As a first step in the partnership, the library requested and received from the Office a schedule of diversity-related themed weeks and months (e.g., Native American Heritage Month, Black History Month, Women’s History Month etc.). A high-profile location was chosen for the displays, each of which was accompanied by signage to contextualize the items from the library’s collection chosen for their social justice- and empowerment- related content.
Yet, Maloney didn’t just assume that the displays would be viewed through foot traffic alone; instead she used Library Thing as a means for students and faculty to browse the selected titles or discover them through tagging, and thus be referred to related readings. This permitted the library to more easily track the circulation of the displayed books, by comparing their Library Thing shelf list to circulation records. The library also reached out to faculty through listservs to promote displays and to gather feedback.
As well, the partnership with the Multicultural Affairs Office yielded significant results in terms of the visibility of the Outreach Librarian role, and she has been regularly sought out by students and student groups – one of which was a local chapter of a national organization dedicated to Chicano education, culture, political activism and history — and by the Office itself, which proactively ensures that the Library is part of their own efforts.
Maloney demonstrates in this article how her efforts as Outreach Librarian are consistent with the ACRL Diversity Standard #4, in that it promoted library collections, programs and services that were inclusive of the needs of a very diverse campus community. As well, in working with the Multicultural Affairs Office and using social media effectively, Maloney exhibited knowledge and skill in the provision of information in the library and the broader society, and enabled users to discover and be referred to additional sources information, thereby meeting the requirements of Standard #5. Significantly, Maloney was highly proactive in seeking out this partnership and carrying out the project’s goals.
In the Bolduc article, the initiative is globe-spanning in scope: a collaborative collection development project between McGill University Library in Montreal and two State Islamic Universities (formerly known as the State Institutes of Islamic Studies) located in the Indonesian cities of Jakarta and Yogyakarta as a part of the Indonesia Social Equity Project. As these institutions (known by their Indonesian-language acronym UIN) were once purely devoted to Islamic studies, the goal of the project (supported by the Indonesian Ministry of National Education) was to augment existing collections with secular interdisciplinary content to support the Social Work program at UIN Yogyakarta and the Humanities and Social Sciences program at UIN Jakarta.
The author’s role was to coordinate collection development efforts in collaboration with Indonesian graduate students who, after completing their degrees at McGill would go back to become teaching faculty at these UINs, alongside faculty from McGill who would also teach as guest lecturers. Funding for the collections – which would focus on English language monographs in sociology, political science, anthropology, philosophy, education and comparative law – came from the Canadian International Development Agency.
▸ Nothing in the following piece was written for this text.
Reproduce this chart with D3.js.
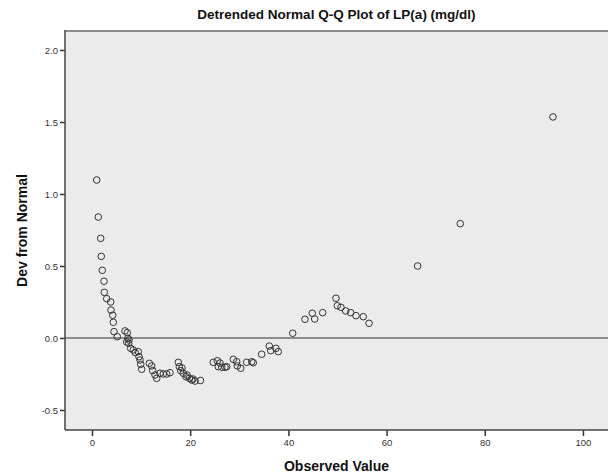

The newly-minted teaching faculty provided Bolduc with the necessary subject knowledge in these disciplines.
Key to the success of the project was the ability of the author to become culturally competent – to gain knowledge of Indonesian culture and engage in effective cross-cultural communication. In particular, the author realized he needed to account for two aspects of Indonesian culture: Bapakisme (the primacy of respect for status and hierarchy) and Harmoni Kelompok (conflict avoidance) both of which contributed to his Indonesian counterparts’ reluctance to offer their honest opinions for fear of being seen as disrespectful or complaining. For Bolduc, this meant he needed to regularly and actively encourage the graduate students to offer their honest feedback, and to deal with potential conflict within the team with understanding and empathy.
These cultural contexts meant that a great deal more attention would need to be given to effective communication and relationship-building than is generally needed to address the standard challenges of collaborative collection development between librarians and faculty at the same institution. The author met early and regularly with the graduate students in face-to-face meetings and ensured that lines of communication were always open. An awareness of the value Indonesians place on harmony made Bolduc strive to create a friendly, family-like atmosphere and to actively listen to his teammates. This was especially important when selecting materials to address topics otherwise considered taboo in these former Islamic institutions, such as reproductive rights and homosexuality.
The author’s positive experiences in this collaborative international project highlight the importance of developing skills in effective cross-cultural communication. In taking the time to learn about the different cultural context in which he was working and in engaging collaboratively and respectfully in a team environment, Bolduc was able to develop collections that were inclusive of the needs of a diverse community of users – consistent with ACRL Diversity Standard #4 – and demonstrated considerable knowledge and skill in the provision of information within an institutional context and in the broader society, key to the goals of Diversity Standard #5.
(As the initiative was initiated by a Canadian federal agency and involved both the author’s employer McGill University and the State Institutes of Islamic Studies in order to fulfill objectives set by the Indonesian government, Bolduc was but one of many players; it is difficult to tell from the article the extent to which McGill University was proactive or reactive in initiating the collection development aspect of the project).
Both articles offer valuable lessons for any library professional wanting to enhance their services to culturally diverse communities. The efforts of Maloney and Bolduc each required collaboration with institutional partners, albeit at very different scales and extents. They also involved varying degrees of cross-cultural communication: Maloney worked with a variety of constituencies representing different cultures (Native Americans and Latinos), while Bolduc was immersed in a wholly foreign social, cultural and linguistic environment with which he needed to become familiar. However, by gaining knowledge of this culture, and creating a social environment built around mutual respect, dialogue and listening – very much adhering to the notion of planning with, not for, communities (as described in the Allard, Mehra and Qayyum reading in week 3) – he was able to meet the objectives of a very complex project involving many powerful stakeholders.
What is abundantly evident in these articles is that the conventional “meat and potatoes” of librarianship – collections, programs and service delivery – become in the context of ACRL Diversity Standards 4 and 5 the means of addressing a huge range of social needs and inequities affecting multiple user communities — provided that the practitioner is culturally competent, practices effective cross-cultural communication and is deeply collaborative and genuine in their engagements.